Robert Haas  wrote:
 
> It seems to me that the hard part of this problem is to describe
> the general mechanism by which conflicts will be detected, with
> specific references to the types of data structures that will be
> used to hold that information.
 
Well, the general approach to tracking SIREAD locks I had in mind is
to keep them in the existing lock data structures.  I have in mind to
use multiple granularities, with automatic escalation to coarser
granularities at thresholds, to keep RAM usage reasonable.  There are
clearly some tough problems with the pluggable indexes, types,
operators, and such that will take time to sort out an acceptable
implementation at any fine-grained level, so my intent it to punt
those to very coarse granularity in the first pass, with "XXX SIREAD
optimization opportunity" comments where that's not a production-
quality solution or it just seems likely that we can do better with
some work.
 
I didn't want to get too detailed before I checked that creating a
new lock method for this seemed sane, since the details of the
implementation depend on that choice.  Lack of detail tends to draw
accusations of hand-waving, so I was trying to stay away from those
details until my intuition on the lock method was confirmed or shot
down, so I could solidify those details before presenting them.

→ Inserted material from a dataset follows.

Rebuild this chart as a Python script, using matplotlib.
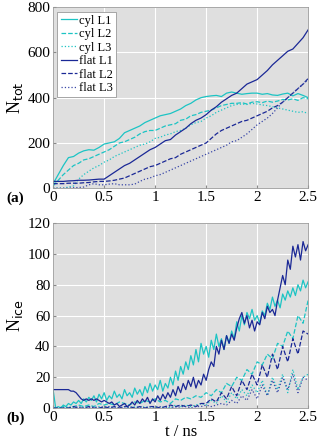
import numpy as np
import matplotlib.pyplot as plt

plt.rcParams['font.family'] = ['Liberation Serif', 'DejaVu Serif']

# ---- panel (a): N_tot, sampled every 0.05 ns ----
tot_cyl1 = [20, 60, 100, 135, 140, 155, 165, 170, 168, 180, 195, 200, 205, 220, 245, 255, 265, 275, 290, 300,
            310, 320, 325, 330, 340, 350, 365, 375, 390, 400, 405, 408, 410, 405, 420, 425, 420, 415, 418, 420,
            420, 415, 418, 412, 410, 416, 420, 408, 418, 410, 400]
tot_cyl2 = [10, 35, 60, 80, 100, 110, 125, 130, 140, 150, 160, 170, 185, 200, 205, 215, 225, 240, 250, 255,
            255, 265, 275, 280, 285, 300, 305, 320, 325, 335, 340, 345, 355, 365, 370, 375, 375, 378, 372, 380,
            382, 378, 385, 380, 385, 392, 390, 395, 388, 400, 395]
tot_cyl3 = [0, 0, 0, 5, 10, 40, 60, 75, 90, 100, 115, 125, 140, 150, 160, 170, 180, 190, 195, 205,
            220, 225, 235, 240, 250, 255, 265, 280, 290, 295, 310, 320, 335, 345, 355, 365, 370, 372, 370, 375,
            372, 368, 365, 360, 355, 350, 345, 340, 335, 338, 330]
tot_flat1 = [30, 30, 30, 32, 33, 35, 35, 36, 38, 40, 40, 55, 70, 85, 100, 110, 125, 140, 155, 170,
             180, 195, 210, 215, 235, 250, 265, 285, 300, 310, 325, 345, 360, 380, 395, 410, 420, 440, 460, 470,
             480, 500, 520, 545, 565, 585, 605, 615, 640, 665, 700]
tot_flat2 = [20, 20, 20, 22, 22, 22, 24, 25, 28, 30, 30, 32, 35, 40, 45, 55, 65, 75, 85, 95,
             100, 110, 120, 130, 135, 150, 160, 170, 180, 190, 200, 220, 240, 255, 265, 275, 285, 295, 300, 310,
             320, 330, 340, 355, 365, 380, 400, 420, 440, 460, 485]
tot_flat3 = [0, 0, 0, 0, 2, 3, 5, 15, 20, 15, 15, 18, 20, 15, 15, 15, 18, 30, 40, 45,
             55, 60, 70, 80, 90, 100, 110, 120, 130, 140, 150, 160, 170, 180, 190, 205, 210, 225, 240, 260,
             280, 295, 310, 330, 355, 380, 400, 420, 440, 460, 480]

# ---- panel (b): N_ice ----
ice_flat1 = [12, 12, 12, 12, 12, 12, 12, 11, 11, 10, 8, 6, 5, 6, 5, 6, 5, 6, 5, 4,
             5, 4, 3, 4, 2, 3, 1, 2, 3, 1, 2, 4, 2, 5, 3, 6, 4, 7, 3, 6,
             4, 8, 5, 9, 6, 10, 7, 12, 8, 14, 10, 16, 12, 18, 14, 20, 13, 18, 15, 22,
             18, 25, 30, 27, 40, 35, 44, 38, 47, 42, 48, 44, 52, 58, 62, 55, 60, 52, 57, 50,
             56, 54, 62, 58, 66, 62, 64, 60, 70, 78, 86, 80, 96, 90, 105, 98, 106, 96, 108, 102, 106]
ice_cyl1 = [12, 0, 1, 0, 2, 1, 3, 2, 4, 3,
            5, 3, 6, 4, 7, 5, 8, 4, 9, 6, 10, 5, 8, 6, 11, 7, 9, 6, 12, 8,
            10, 7, 13, 9, 12, 8, 14, 10, 16, 11, 15, 12, 18, 11, 16, 13, 20, 15, 24, 18,
            27, 22, 30, 25, 34, 28, 38, 30, 42, 35, 40, 33, 44, 38, 48, 40, 45, 38, 47, 42,
            50, 45, 56, 50, 60, 54, 62, 58, 64, 57, 60, 55, 63, 60, 68, 64, 72, 66, 70, 65,
            74, 70, 76, 72, 78, 73, 80, 76, 83, 78, 82]
ice_cyl2 = [0, 0, 1, 0, 1, 2, 1, 2, 1, 3, 2, 3, 2, 4, 3, 2, 4, 3, 5, 4,
            6, 4, 5, 3, 6, 5, 7, 6, 8, 7, 10, 8, 12, 10, 16, 14, 20, 18, 25, 22,
            30, 28, 35, 32, 42, 40, 50, 45, 60, 55, 70]
ice_cyl3 = [0, 0, 0, 1, 0, 0, 1, 0, 0, 1, 0, 1, 0, 0, 1, 0, 1, 0, 1, 0,
            1, 0, 1, 0, 2, 1, 2, 1, 2, 3, 2, 5, 3, 8, 4, 10, 6, 12, 8, 15,
            10, 18, 8, 20, 12, 22, 10, 25, 12, 20, 22]
ice_flat2 = [0, 0, 0, 0, 1, 0, 0, 1, 0, 0, 1, 0, 1, 0, 1, 1, 0, 1, 0, 1,
             1, 0, 1, 2, 1, 2, 1, 2, 1, 3, 3, 6, 4, 10, 6, 14, 8, 18, 12, 22,
             15, 28, 20, 35, 25, 40, 30, 45, 35, 50, 48]
ice_flat3 = [0, 0, 0, 0, 0, 1, 0, 0, 1, 0, 0, 1, 0, 0, 1, 0, 0, 1, 0, 1,
             0, 1, 0, 1, 0, 1, 1, 0, 1, 1, 2, 1, 2, 3, 2, 5, 3, 8, 5, 12,
             6, 15, 8, 18, 10, 20, 12, 22, 10, 20, 18]

labels = ['cyl L1', 'cyl L2', 'cyl L3', 'flat L1', 'flat L2', 'flat L3']
cyan = '#1cc4c4'
navy = '#1a2896'
colors = [cyan, cyan, cyan, navy, navy, '#3a48a8']
styles = ['-', '--', ':', '-', '--', ':']

fig = plt.figure(figsize=(3.2, 4.47), dpi=100)
ax1 = fig.add_axes([0.166, 0.579, 0.797, 0.405])
ax2 = fig.add_axes([0.166, 0.087, 0.797, 0.414])

def series(ax, data):
    for vals, lab, c, ls in zip(data, labels, colors, styles):
        t = np.linspace(0, 2.5, len(vals))
        ax.plot(t, vals, color=c, ls=ls, lw=0.9, label=lab)

series(ax1, [tot_cyl1, tot_cyl2, tot_cyl3, tot_flat1, tot_flat2, tot_flat3])
series(ax2, [ice_cyl1, ice_cyl2, ice_cyl3, ice_flat1, ice_flat2, ice_flat3])

for ax in (ax1, ax2):
    ax.set_facecolor('#dfdfdf')
    ax.grid(True, color='white', lw=0.8)
    ax.set_axisbelow(True)
    ax.set_xlim(0, 2.5)
    ax.set_xticks([0, 0.5, 1, 1.5, 2, 2.5])
    ax.set_xticklabels(['0', '0.5', '1', '1.5', '2', '2.5'])
    ax.tick_params(direction='in', length=2, labelsize=11, color='#888888', pad=2)
    for s in ax.spines.values():
        s.set_color('#999999')
        s.set_linewidth(0.6)

ax1.set_ylim(0, 800)
ax1.set_yticks([0, 200, 400, 600, 800])
ax1.set_ylabel('N$_{\\rm tot}$', fontsize=13, labelpad=2)
ax2.set_ylim(0, 120)
ax2.set_yticks([0, 20, 40, 60, 80, 100, 120])
ax2.set_ylabel('N$_{\\rm ice}$', fontsize=13, labelpad=2)
ax2.set_xlabel('t / ns', fontsize=12, labelpad=0)

leg = ax1.legend(loc='upper left', fontsize=9, handlelength=1.3, handletextpad=0.2,
                 labelspacing=0.12, borderpad=0.25, fancybox=False, framealpha=1,
                 borderaxespad=0.35)
leg.get_frame().set_edgecolor('#999999')
leg.get_frame().set_linewidth(0.6)

fig.text(0.02, 0.548, '(a)', fontsize=11, fontweight='bold')
fig.text(0.02, 0.056, '(b)', fontsize=11, fontweight='bold')

fig.savefig('out.png', dpi=100)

There is a bit of a chicken and egg problem with moving this forward
-- I guess I was overly conservative on what I presented.
 
I do understand that this does mean that more RAM will need to be
allocated to the lock structures to support serializable mode.  I
don't think that any other option is likely to provide acceptable
performance.  I also realize that this means that in the final form,
optimized to where my shop considers it usable, there will still be
coarser granularity than theoretically possible and resulting false
positives causing serialization failures for which the cause is
obscure.  We don't care, and anyone who does will probably not want
to use this isolation level.  Traditional S2PL doesn't have that
fault, but it blocks so badly that performance is worse; I'll take
the transaction restarts over that any day.  I know there are others
who won't.
 
Basically, the reasons given for having separate lock methods for
DEFAULT ("normal") locks and USER locks seem to apply with almost as
much force to SIREAD locks (no blocking between them, different
source of setting, different lifespans), so I was pretty sure this
was a sane choice, but I just wanted a quick reality check before
developing the level of detail that would move this past hand-waving.
 
Other than the SIREAD locks to cover predicate locking for
serializable transactions, there is no change to what locks are
acquired.  There is no change to blocking or deadlock detection and
recovery.  Other transaction isolation levels do not need to change,
except perhaps to fast-path a skip over blocking and deadlock
checking against SIREAD locks (one of those details I'm looking at).
 
Let me know if you need more information to firm up an opinion on the
sanity of my intuition regarding the new lock method; I'm eager to
move on to the next level of detail.